Short problem: Return the listing below unchanged, minus its pictures.

Records for this task:
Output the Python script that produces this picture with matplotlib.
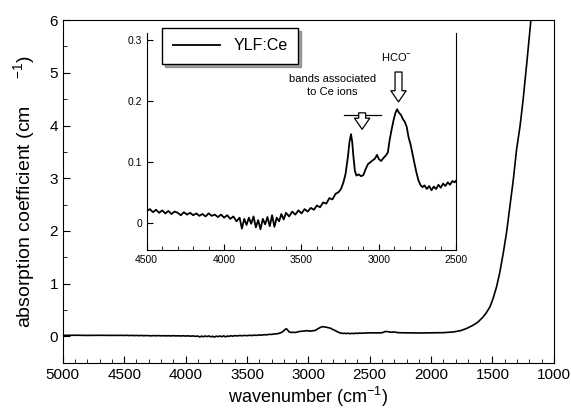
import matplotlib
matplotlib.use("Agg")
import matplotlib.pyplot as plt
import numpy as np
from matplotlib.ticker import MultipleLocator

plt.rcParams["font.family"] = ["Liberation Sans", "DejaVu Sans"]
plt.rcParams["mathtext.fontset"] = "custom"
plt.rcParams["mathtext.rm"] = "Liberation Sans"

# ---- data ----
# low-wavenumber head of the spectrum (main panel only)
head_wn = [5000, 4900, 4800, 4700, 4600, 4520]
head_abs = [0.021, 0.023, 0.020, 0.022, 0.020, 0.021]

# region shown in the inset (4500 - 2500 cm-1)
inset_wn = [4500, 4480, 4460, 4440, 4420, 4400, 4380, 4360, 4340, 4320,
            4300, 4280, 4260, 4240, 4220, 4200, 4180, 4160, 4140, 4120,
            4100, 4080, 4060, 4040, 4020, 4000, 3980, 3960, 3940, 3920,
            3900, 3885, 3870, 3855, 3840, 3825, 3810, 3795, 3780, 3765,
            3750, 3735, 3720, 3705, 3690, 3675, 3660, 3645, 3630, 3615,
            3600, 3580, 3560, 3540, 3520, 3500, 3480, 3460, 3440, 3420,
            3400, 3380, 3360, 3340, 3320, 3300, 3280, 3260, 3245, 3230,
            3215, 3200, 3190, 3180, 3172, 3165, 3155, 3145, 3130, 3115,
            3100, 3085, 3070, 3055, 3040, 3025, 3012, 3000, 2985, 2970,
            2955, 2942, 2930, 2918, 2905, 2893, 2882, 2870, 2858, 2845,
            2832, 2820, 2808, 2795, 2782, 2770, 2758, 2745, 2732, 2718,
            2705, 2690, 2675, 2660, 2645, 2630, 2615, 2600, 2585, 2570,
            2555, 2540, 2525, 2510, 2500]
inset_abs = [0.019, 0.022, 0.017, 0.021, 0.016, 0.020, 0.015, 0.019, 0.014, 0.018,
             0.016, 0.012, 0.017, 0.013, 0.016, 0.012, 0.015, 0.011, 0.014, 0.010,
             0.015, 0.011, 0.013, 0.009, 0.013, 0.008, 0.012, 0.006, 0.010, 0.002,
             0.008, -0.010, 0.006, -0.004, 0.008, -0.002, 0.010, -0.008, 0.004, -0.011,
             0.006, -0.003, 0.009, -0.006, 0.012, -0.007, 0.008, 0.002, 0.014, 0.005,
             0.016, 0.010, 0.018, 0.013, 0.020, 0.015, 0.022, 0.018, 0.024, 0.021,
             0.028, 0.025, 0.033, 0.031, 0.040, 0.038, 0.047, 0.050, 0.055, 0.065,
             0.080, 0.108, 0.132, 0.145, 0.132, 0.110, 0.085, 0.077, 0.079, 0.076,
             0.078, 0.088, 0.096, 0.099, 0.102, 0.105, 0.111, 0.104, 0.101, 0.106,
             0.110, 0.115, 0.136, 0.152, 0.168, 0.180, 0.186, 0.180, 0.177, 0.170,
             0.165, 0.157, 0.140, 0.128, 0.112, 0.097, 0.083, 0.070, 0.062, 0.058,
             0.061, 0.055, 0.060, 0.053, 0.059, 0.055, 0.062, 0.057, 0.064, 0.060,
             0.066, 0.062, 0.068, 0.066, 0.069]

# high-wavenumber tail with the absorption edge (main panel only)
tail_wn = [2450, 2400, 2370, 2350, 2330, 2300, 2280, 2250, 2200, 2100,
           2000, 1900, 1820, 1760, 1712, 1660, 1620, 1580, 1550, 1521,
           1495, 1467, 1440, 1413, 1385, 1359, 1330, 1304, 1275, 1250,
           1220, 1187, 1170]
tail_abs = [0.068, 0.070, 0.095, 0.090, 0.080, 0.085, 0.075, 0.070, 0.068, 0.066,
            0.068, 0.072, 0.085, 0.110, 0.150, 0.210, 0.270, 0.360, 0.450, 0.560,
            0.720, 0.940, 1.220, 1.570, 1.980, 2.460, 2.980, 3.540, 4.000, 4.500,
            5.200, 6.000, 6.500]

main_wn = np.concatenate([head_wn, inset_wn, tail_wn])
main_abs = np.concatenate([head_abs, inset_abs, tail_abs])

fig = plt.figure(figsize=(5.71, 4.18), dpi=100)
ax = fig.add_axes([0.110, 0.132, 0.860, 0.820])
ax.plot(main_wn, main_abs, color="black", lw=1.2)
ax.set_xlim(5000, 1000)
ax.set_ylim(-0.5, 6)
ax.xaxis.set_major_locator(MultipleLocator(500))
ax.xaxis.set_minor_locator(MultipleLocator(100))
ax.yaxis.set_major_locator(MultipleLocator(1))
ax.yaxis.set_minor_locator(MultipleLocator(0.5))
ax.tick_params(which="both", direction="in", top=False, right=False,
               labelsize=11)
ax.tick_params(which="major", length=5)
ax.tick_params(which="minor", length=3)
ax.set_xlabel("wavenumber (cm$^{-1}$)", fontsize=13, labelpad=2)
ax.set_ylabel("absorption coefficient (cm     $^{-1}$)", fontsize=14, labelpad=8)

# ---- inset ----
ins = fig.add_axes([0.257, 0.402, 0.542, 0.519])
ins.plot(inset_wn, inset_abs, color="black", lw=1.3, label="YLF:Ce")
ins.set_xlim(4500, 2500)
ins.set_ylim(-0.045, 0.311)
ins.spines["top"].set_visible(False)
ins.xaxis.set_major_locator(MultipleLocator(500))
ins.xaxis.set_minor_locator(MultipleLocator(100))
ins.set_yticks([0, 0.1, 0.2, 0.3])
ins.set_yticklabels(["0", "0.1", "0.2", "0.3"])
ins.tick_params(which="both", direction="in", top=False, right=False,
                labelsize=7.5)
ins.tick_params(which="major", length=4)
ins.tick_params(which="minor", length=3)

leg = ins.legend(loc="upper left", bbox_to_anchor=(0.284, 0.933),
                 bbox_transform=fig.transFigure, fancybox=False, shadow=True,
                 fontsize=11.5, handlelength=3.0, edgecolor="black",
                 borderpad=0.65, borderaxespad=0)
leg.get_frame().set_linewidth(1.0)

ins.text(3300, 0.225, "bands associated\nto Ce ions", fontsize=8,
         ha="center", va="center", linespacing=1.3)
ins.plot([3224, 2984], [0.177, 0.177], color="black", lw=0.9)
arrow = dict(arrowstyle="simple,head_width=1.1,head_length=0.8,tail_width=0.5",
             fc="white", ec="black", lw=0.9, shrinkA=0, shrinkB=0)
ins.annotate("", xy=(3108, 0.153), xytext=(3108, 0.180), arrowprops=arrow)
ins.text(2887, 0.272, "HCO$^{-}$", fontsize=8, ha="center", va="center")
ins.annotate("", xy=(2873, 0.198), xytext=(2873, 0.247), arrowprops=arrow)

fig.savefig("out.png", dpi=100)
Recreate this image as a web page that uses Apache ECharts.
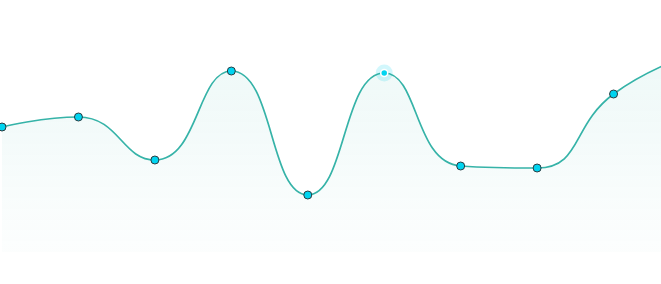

Result for this exercise:
Output the Python script that produces this picture with matplotlib.
import matplotlib
matplotlib.use("Agg")
import matplotlib.pyplot as plt
import numpy as np
from matplotlib.ticker import MultipleLocator

plt.rcParams["font.family"] = ["Liberation Sans", "DejaVu Sans"]
plt.rcParams["mathtext.fontset"] = "custom"
plt.rcParams["mathtext.rm"] = "Liberation Sans"

# ---- data ----
# low-wavenumber head of the spectrum (main panel only)
head_wn = [5000, 4900, 4800, 4700, 4600, 4520]
head_abs = [0.021, 0.023, 0.020, 0.022, 0.020, 0.021]

# region shown in the inset (4500 - 2500 cm-1)
inset_wn = [4500, 4480, 4460, 4440, 4420, 4400, 4380, 4360, 4340, 4320,
            4300, 4280, 4260, 4240, 4220, 4200, 4180, 4160, 4140, 4120,
            4100, 4080, 4060, 4040, 4020, 4000, 3980, 3960, 3940, 3920,
            3900, 3885, 3870, 3855, 3840, 3825, 3810, 3795, 3780, 3765,
            3750, 3735, 3720, 3705, 3690, 3675, 3660, 3645, 3630, 3615,
            3600, 3580, 3560, 3540, 3520, 3500, 3480, 3460, 3440, 3420,
            3400, 3380, 3360, 3340, 3320, 3300, 3280, 3260, 3245, 3230,
            3215, 3200, 3190, 3180, 3172, 3165, 3155, 3145, 3130, 3115,
            3100, 3085, 3070, 3055, 3040, 3025, 3012, 3000, 2985, 2970,
            2955, 2942, 2930, 2918, 2905, 2893, 2882, 2870, 2858, 2845,
            2832, 2820, 2808, 2795, 2782, 2770, 2758, 2745, 2732, 2718,
            2705, 2690, 2675, 2660, 2645, 2630, 2615, 2600, 2585, 2570,
            2555, 2540, 2525, 2510, 2500]
inset_abs = [0.019, 0.022, 0.017, 0.021, 0.016, 0.020, 0.015, 0.019, 0.014, 0.018,
             0.016, 0.012, 0.017, 0.013, 0.016, 0.012, 0.015, 0.011, 0.014, 0.010,
             0.015, 0.011, 0.013, 0.009, 0.013, 0.008, 0.012, 0.006, 0.010, 0.002,
             0.008, -0.010, 0.006, -0.004, 0.008, -0.002, 0.010, -0.008, 0.004, -0.011,
             0.006, -0.003, 0.009, -0.006, 0.012, -0.007, 0.008, 0.002, 0.014, 0.005,
             0.016, 0.010, 0.018, 0.013, 0.020, 0.015, 0.022, 0.018, 0.024, 0.021,
             0.028, 0.025, 0.033, 0.031, 0.040, 0.038, 0.047, 0.050, 0.055, 0.065,
             0.080, 0.108, 0.132, 0.145, 0.132, 0.110, 0.085, 0.077, 0.079, 0.076,
             0.078, 0.088, 0.096, 0.099, 0.102, 0.105, 0.111, 0.104, 0.101, 0.106,
             0.110, 0.115, 0.136, 0.152, 0.168, 0.180, 0.186, 0.180, 0.177, 0.170,
             0.165, 0.157, 0.140, 0.128, 0.112, 0.097, 0.083, 0.070, 0.062, 0.058,
             0.061, 0.055, 0.060, 0.053, 0.059, 0.055, 0.062, 0.057, 0.064, 0.060,
             0.066, 0.062, 0.068, 0.066, 0.069]

# high-wavenumber tail with the absorption edge (main panel only)
tail_wn = [2450, 2400, 2370, 2350, 2330, 2300, 2280, 2250, 2200, 2100,
           2000, 1900, 1820, 1760, 1712, 1660, 1620, 1580, 1550, 1521,
           1495, 1467, 1440, 1413, 1385, 1359, 1330, 1304, 1275, 1250,
           1220, 1187, 1170]
tail_abs = [0.068, 0.070, 0.095, 0.090, 0.080, 0.085, 0.075, 0.070, 0.068, 0.066,
            0.068, 0.072, 0.085, 0.110, 0.150, 0.210, 0.270, 0.360, 0.450, 0.560,
            0.720, 0.940, 1.220, 1.570, 1.980, 2.460, 2.980, 3.540, 4.000, 4.500,
            5.200, 6.000, 6.500]

main_wn = np.concatenate([head_wn, inset_wn, tail_wn])
main_abs = np.concatenate([head_abs, inset_abs, tail_abs])

fig = plt.figure(figsize=(5.71, 4.18), dpi=100)
ax = fig.add_axes([0.110, 0.132, 0.860, 0.820])
ax.plot(main_wn, main_abs, color="black", lw=1.2)
ax.set_xlim(5000, 1000)
ax.set_ylim(-0.5, 6)
ax.xaxis.set_major_locator(MultipleLocator(500))
ax.xaxis.set_minor_locator(MultipleLocator(100))
ax.yaxis.set_major_locator(MultipleLocator(1))
ax.yaxis.set_minor_locator(MultipleLocator(0.5))
ax.tick_params(which="both", direction="in", top=False, right=False,
               labelsize=11)
ax.tick_params(which="major", length=5)
ax.tick_params(which="minor", length=3)
ax.set_xlabel("wavenumber (cm$^{-1}$)", fontsize=13, labelpad=2)
ax.set_ylabel("absorption coefficient (cm     $^{-1}$)", fontsize=14, labelpad=8)

# ---- inset ----
ins = fig.add_axes([0.257, 0.402, 0.542, 0.519])
ins.plot(inset_wn, inset_abs, color="black", lw=1.3, label="YLF:Ce")
ins.set_xlim(4500, 2500)
ins.set_ylim(-0.045, 0.311)
ins.spines["top"].set_visible(False)
ins.xaxis.set_major_locator(MultipleLocator(500))
ins.xaxis.set_minor_locator(MultipleLocator(100))
ins.set_yticks([0, 0.1, 0.2, 0.3])
ins.set_yticklabels(["0", "0.1", "0.2", "0.3"])
ins.tick_params(which="both", direction="in", top=False, right=False,
                labelsize=7.5)
ins.tick_params(which="major", length=4)
ins.tick_params(which="minor", length=3)

leg = ins.legend(loc="upper left", bbox_to_anchor=(0.284, 0.933),
                 bbox_transform=fig.transFigure, fancybox=False, shadow=True,
                 fontsize=11.5, handlelength=3.0, edgecolor="black",
                 borderpad=0.65, borderaxespad=0)
leg.get_frame().set_linewidth(1.0)

ins.text(3300, 0.225, "bands associated\nto Ce ions", fontsize=8,
         ha="center", va="center", linespacing=1.3)
ins.plot([3224, 2984], [0.177, 0.177], color="black", lw=0.9)
arrow = dict(arrowstyle="simple,head_width=1.1,head_length=0.8,tail_width=0.5",
             fc="white", ec="black", lw=0.9, shrinkA=0, shrinkB=0)
ins.annotate("", xy=(3108, 0.153), xytext=(3108, 0.180), arrowprops=arrow)
ins.text(2887, 0.272, "HCO$^{-}$", fontsize=8, ha="center", va="center")
ins.annotate("", xy=(2873, 0.198), xytext=(2873, 0.247), arrowprops=arrow)

fig.savefig("out.png", dpi=100)
Recreate this image as a web page that uses Apache ECharts.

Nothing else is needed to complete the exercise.